With the unexpected flight to safety in the overnight, the mood had already been set. When the first indicator came across the wires, cautious traders found themselves on the right side of the trade. Bookings for durable goods dropped 7.8 percent in January. While the headline number was only a three-month low, the figure excluding the transportation complex felt the biggest drop since June of 2002. Through the month, commercial aircraft orders dropped 54.6 percent while those for vehicles slipped 5.1 percent. These volatile numbers aside, the most concerning drop was the 17.3 percent slide in business equipment, the biggest in three years. This perhaps shows the slump in manufacturing is spreading as firms attempt to burn off inventories and cut spending to preserve earnings.
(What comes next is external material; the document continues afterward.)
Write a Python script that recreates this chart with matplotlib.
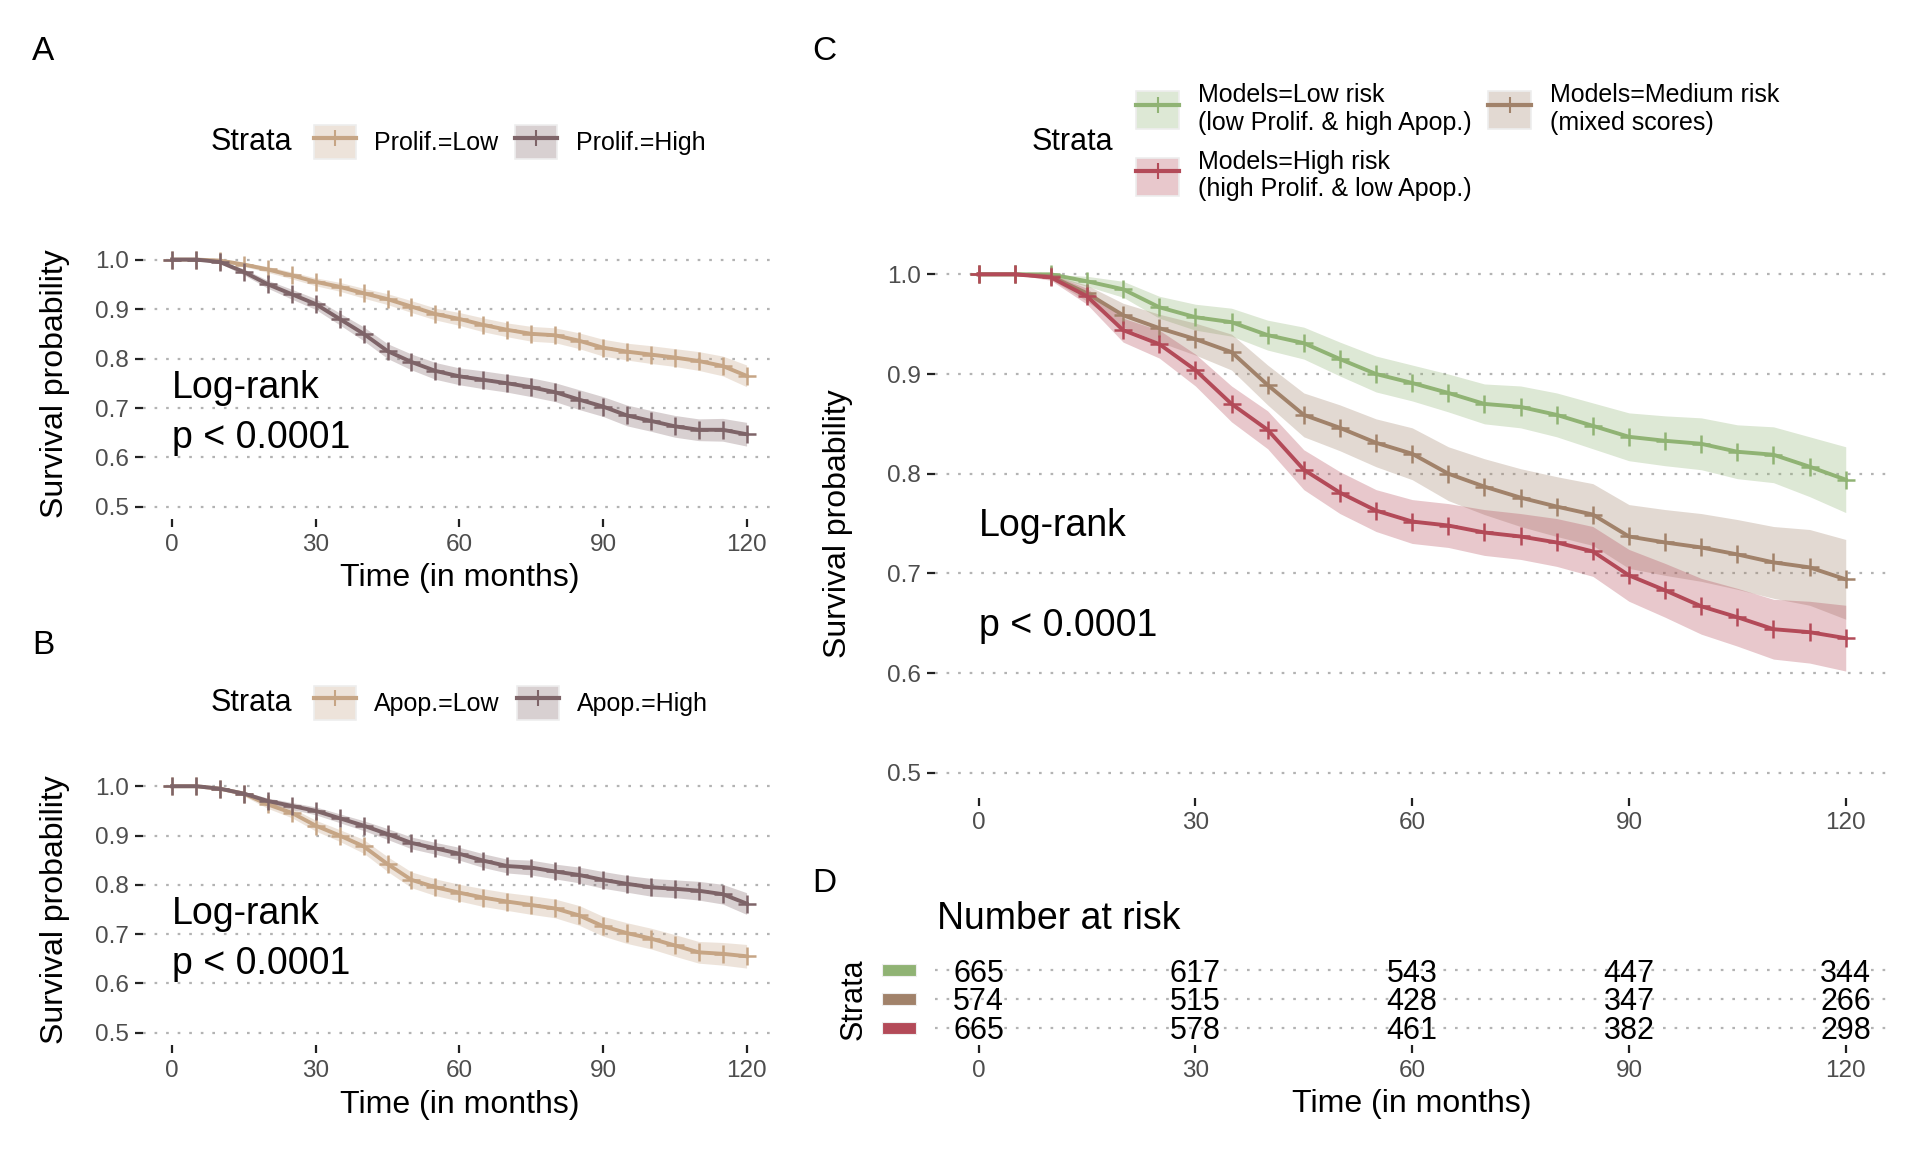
import numpy as np
import matplotlib.pyplot as plt
from matplotlib.patches import Patch, Rectangle
from matplotlib.lines import Line2D
from matplotlib.legend_handler import HandlerTuple
from matplotlib.colors import to_rgba
from matplotlib.ticker import FormatStrFormatter
from matplotlib.transforms import blended_transform_factory

plt.rcParams['font.family'] = ['Liberation Sans', 'DejaVu Sans']

months = [0, 5, 10, 15, 20, 25, 30, 35, 40, 45, 50, 55, 60,
          65, 70, 75, 80, 85, 90, 95, 100, 105, 110, 115, 120]
tick_months = [0, 30, 60, 90, 120]

# panel A: proliferation score
prolif_low = [1.0, 1.0, 0.998, 0.99, 0.98, 0.968, 0.955, 0.945, 0.932, 0.92, 0.905, 0.89, 0.88,
              0.868, 0.858, 0.85, 0.847, 0.836, 0.822, 0.814, 0.808, 0.802, 0.795, 0.785, 0.765]
prolif_low_hw = [0, 0, 0.002, 0.004, 0.006, 0.007, 0.008, 0.009, 0.01, 0.011, 0.012, 0.012, 0.013,
                 0.014, 0.014, 0.015, 0.015, 0.016, 0.017, 0.017, 0.018, 0.018, 0.019, 0.02, 0.022]
prolif_high = [1.0, 1.0, 0.995, 0.975, 0.95, 0.93, 0.91, 0.88, 0.85, 0.815, 0.793, 0.775, 0.764,
               0.757, 0.75, 0.742, 0.732, 0.717, 0.703, 0.685, 0.674, 0.663, 0.656, 0.656, 0.647]
prolif_high_hw = [0, 0, 0.003, 0.006, 0.008, 0.01, 0.011, 0.012, 0.014, 0.015, 0.016, 0.017, 0.017,
                  0.018, 0.018, 0.019, 0.019, 0.02, 0.02, 0.021, 0.021, 0.022, 0.022, 0.023, 0.024]

# panel B: apoptosis score
apop_low = [1.0, 1.0, 0.995, 0.985, 0.963, 0.946, 0.92, 0.9, 0.878, 0.842, 0.81, 0.795, 0.784,
            0.774, 0.766, 0.759, 0.752, 0.738, 0.716, 0.702, 0.691, 0.677, 0.663, 0.66, 0.655]
apop_low_hw = [0, 0, 0.003, 0.005, 0.008, 0.01, 0.011, 0.012, 0.014, 0.015, 0.016, 0.017, 0.017,
               0.018, 0.018, 0.019, 0.019, 0.02, 0.02, 0.021, 0.021, 0.022, 0.022, 0.023, 0.024]
apop_high = [1.0, 1.0, 0.995, 0.985, 0.97, 0.96, 0.95, 0.935, 0.92, 0.903, 0.885, 0.874, 0.863,
             0.849, 0.838, 0.835, 0.827, 0.82, 0.81, 0.802, 0.795, 0.792, 0.788, 0.781, 0.762]
apop_high_hw = [0, 0, 0.002, 0.004, 0.006, 0.007, 0.008, 0.009, 0.01, 0.011, 0.012, 0.012, 0.013,
                0.014, 0.014, 0.015, 0.015, 0.016, 0.017, 0.017, 0.018, 0.018, 0.019, 0.02, 0.022]

# panel C: combined model
low_risk = [1.0, 1.0, 1.0, 0.993, 0.985, 0.967, 0.957, 0.952, 0.939, 0.931, 0.915, 0.9, 0.891,
            0.881, 0.87, 0.867, 0.859, 0.848, 0.837, 0.833, 0.83, 0.822, 0.819, 0.807, 0.794]
low_risk_hw = [0, 0, 0.002, 0.005, 0.008, 0.011, 0.013, 0.014, 0.015, 0.016, 0.017, 0.018, 0.018,
               0.019, 0.02, 0.021, 0.022, 0.023, 0.024, 0.025, 0.026, 0.027, 0.028, 0.03, 0.033]
medium_risk = [1.0, 1.0, 0.998, 0.981, 0.959, 0.946, 0.935, 0.922, 0.889, 0.859, 0.846, 0.831, 0.82,
               0.8, 0.787, 0.776, 0.767, 0.759, 0.737, 0.731, 0.726, 0.719, 0.711, 0.706, 0.694]
medium_risk_hw = [0, 0, 0.003, 0.008, 0.012, 0.014, 0.016, 0.018, 0.02, 0.022, 0.023, 0.024, 0.026,
                  0.027, 0.028, 0.029, 0.03, 0.031, 0.032, 0.033, 0.034, 0.035, 0.036, 0.038, 0.04]
high_risk = [1.0, 1.0, 0.997, 0.978, 0.944, 0.93, 0.904, 0.87, 0.844, 0.804, 0.781, 0.763, 0.752,
             0.748, 0.741, 0.737, 0.731, 0.722, 0.698, 0.683, 0.667, 0.656, 0.644, 0.641, 0.635]
high_risk_hw = [0, 0, 0.003, 0.008, 0.012, 0.014, 0.016, 0.018, 0.019, 0.02, 0.021, 0.021, 0.022,
                0.022, 0.023, 0.023, 0.024, 0.025, 0.026, 0.027, 0.028, 0.029, 0.03, 0.031, 0.033]

# panel D: number at risk
risk_low = [665, 617, 543, 447, 344]
risk_medium = [574, 515, 428, 347, 266]
risk_high = [665, 578, 461, 382, 298]

TAN = '#C6A585'
MAUVE = '#7E6468'
GREEN = '#90B374'
BROWN = '#A1826A'
RED = '#B34A58'

GRID = dict(color='#B3B3B3', lw=1.6, linestyle=(0, (1.2, 4)))


def style_axes(ax):
    for s in ax.spines.values():
        s.set_visible(False)
    ax.set_xlim(-6, 126)
    ax.set_xticks(tick_months)
    ax.tick_params(axis='both', length=5.5, width=1.6, color='#222222',
                   labelsize=17.5, labelcolor='#4D4D4D', pad=5)
    ax.yaxis.grid(True, **GRID)
    ax.set_axisbelow(True)


def km_panel(ax, curves):
    style_axes(ax)
    for surv, hw, color in curves:
        s = np.asarray(surv)
        h = np.asarray(hw)
        ax.fill_between(months, s - h, np.minimum(s + h, 1.0), color=color, alpha=0.3, lw=0)
    for surv, hw, color in curves:
        ax.plot(months, surv, color=color, lw=2.8, marker='+', ms=13, mew=1.8)
    ax.set_ylim(0.475, 1.025)
    ax.set_yticks([0.5, 0.6, 0.7, 0.8, 0.9, 1.0])
    ax.yaxis.set_major_formatter(FormatStrFormatter('%.1f'))


def strata_legend(fig, colors, labels, x, y, ncol, hl, hh, spacing):
    handles = [(Patch(facecolor=to_rgba(c, 0.3), edgecolor='#EEEEEE', lw=1.2),
                Line2D([], [], color=c, lw=3, marker='+', ms=12, mew=1.5)) for c in colors]
    fig.legend(handles, labels, loc='center left', bbox_to_anchor=(x, y), ncol=ncol,
               frameon=False, fontsize=18, handlelength=hl, handleheight=hh,
               handletextpad=0.74, columnspacing=0.68, labelspacing=spacing,
               borderpad=0, borderaxespad=0,
               handler_map={tuple: HandlerTuple(ndivide=1, pad=0)})


fig = plt.figure(figsize=(19.2, 11.52), dpi=100)

# ---- A ----
axA = fig.add_axes([0.0747, 0.5492, 0.3291, 0.2362])
km_panel(axA, [(prolif_low, prolif_low_hw, TAN), (prolif_high, prolif_high_hw, MAUVE)])
axA.set_xlabel('Time (in months)', fontsize=23)
axA.xaxis.set_label_coords(0.5, -0.2157)
axA.xaxis.label.set_va('center')
axA.set_ylabel('Survival probability', fontsize=23)
axA.yaxis.set_label_coords(-0.1156, 0.5)
axA.text(0, 0.74, 'Log-rank', fontsize=27, va='center')
axA.text(0, 0.64, 'p < 0.0001', fontsize=27, va='center')
fig.text(0.1097, 0.8767, 'Strata', fontsize=22, va='center')
strata_legend(fig, [TAN, MAUVE], ['Prolif.=Low', 'Prolif.=High'], 0.1633, 0.8767, 2, 1.68, 1.72, 0.5)

# ---- B ----
axB = fig.add_axes([0.0747, 0.0929, 0.3291, 0.2353])
km_panel(axB, [(apop_low, apop_low_hw, TAN), (apop_high, apop_high_hw, MAUVE)])
axB.set_xlabel('Time (in months)', fontsize=23)
axB.xaxis.set_label_coords(0.5, -0.2196)
axB.xaxis.label.set_va('center')
axB.set_ylabel('Survival probability', fontsize=23)
axB.yaxis.set_label_coords(-0.1156, 0.5)
axB.text(0, 0.74, 'Log-rank', fontsize=27, va='center')
axB.text(0, 0.64, 'p < 0.0001', fontsize=27, va='center')
fig.text(0.1097, 0.3898, 'Strata', fontsize=22, va='center')
strata_legend(fig, [TAN, MAUVE], ['Apop.=Low', 'Apop.=High'], 0.1633, 0.3898, 2, 1.68, 1.72, 0.5)

# ---- C ----
axC = fig.add_axes([0.4871, 0.3076, 0.4968, 0.4759])
km_panel(axC, [(low_risk, low_risk_hw, GREEN), (medium_risk, medium_risk_hw, BROWN),
               (high_risk, high_risk_hw, RED)])
axC.set_ylabel('Survival probability', fontsize=23)
axC.yaxis.set_label_coords(-0.0857, 0.5)
axC.text(0, 0.748, 'Log-rank', fontsize=27, va='center')
axC.text(0, 0.647, 'p < 0.0001', fontsize=27, va='center')
fig.text(0.5375, 0.8767, 'Strata', fontsize=22, va='center')
strata_legend(fig, [GREEN, RED, BROWN],
              ['Models=Low risk\n(low Prolif. & high Apop.)',
               'Models=High risk\n(high Prolif. & low Apop.)',
               'Models=Medium risk\n(mixed scores)'],
              0.5918, 0.8767, 2, 1.72, 1.96, 0.6)

# ---- D: risk table ----
axD = fig.add_axes([0.4871, 0.0929, 0.4968, 0.0801])
style_axes(axD)
axD.set_ylim(2.6, -0.6)
axD.set_yticks([0, 1, 2])
axD.tick_params(axis='y', length=0, labelleft=False)
trans = blended_transform_factory(axD.transAxes, axD.transData)
for row, (counts, color) in enumerate([(risk_low, GREEN), (risk_medium, BROWN), (risk_high, RED)]):
    for t, n in zip(tick_months, counts):
        axD.text(t, row, str(n), fontsize=22, ha='center', va='center_baseline')
    axD.add_patch(Rectangle((-0.0562, row - 0.21), 0.036, 0.42, transform=trans,
                            facecolor=color, edgecolor='#EEEEEE', lw=0.8, clip_on=False))
axD.text(-0.0857, 1, 'Strata', rotation=90, fontsize=22, ha='center', va='center', transform=trans)
axD.text(0.002, 1.36, 'Number at risk', fontsize=27, ha='left', va='center', transform=axD.transAxes)
axD.set_xlabel('Time (in months)', fontsize=23)
axD.xaxis.set_label_coords(0.5, -0.645)
axD.xaxis.label.set_va('center')

# panel letters
for letter, x, y in [('A', 43, 51), ('B', 43, 646), ('C', 824, 51), ('D', 824, 884)]:
    fig.text(x / 1920, 1 - y / 1152, letter, fontsize=24, ha='center', va='center')

fig.savefig('out.png', dpi=100)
While bears would have been more than happy to keep shorting the greenback as long as liquidity supported it, the data took a considerable turn for the better a little later in the session. Existing home sales through January unexpected surged 3.0 percent to an annuazlied 6.46 million pace. Statistically, this was the biggest monthly increase in two years; but more importantly it signifies a considerable pick up from September’s low. Since previously owned homes account for 85 percent of the overall market, the indicator is one of the best signs that the worst housing slump in 15 years has reached its low. The other pleasant surprise was the Conference Board’s Consumer Confidence Survey. Contradicting the slip in the University of Michigan’s sentiment read for the same period, the Conference Board’s indicator reported the highest level of optimism in five and a half years. With employment and wage growth trends still well intact, pessimists are becoming harder to find. However, despite these two strong indicators there was still reason for caution. Coming in under the radar, the Richmond Fed Index came in at -10; which is a reminder that the risk for Thursday’s ISM report is to the downside.
Macro indicators had their place in the benchmark equities declines Tuesday, but the market was already on its way following the biggest drop in Chinese stocks in over ten years. By 16:05 GMT, the NASDAQ Composite paced the move with a 1.65 percent slide to 2,463.16. By the same time, the S&P 500 was off 1.18 percent at 1,432.20 and the Dow lost 1.1 percent to 12,492.95. The dour sentiment certainly took hold of the Dow components. GM shares dropped 3 percent to $32.95 while Alcoa’s sank 2.8 percent to $34.38. Worsening the tech slump, Apple shares dipped $2.09 or 2.4 percent after delaying the launch of Apple TV.
Treasury traders absorbed the drop in equities and the dollar as expectations for a rate hike from the Fed drained away. Ten-year notes rose 10/32nds to 100-10 by 16:05 GMT as yields dropped 4 basis points to 4.583. The thirty-year bond add 19/32nds to 100-29 while its yield sank to 4.693 on a 4 basis point loss.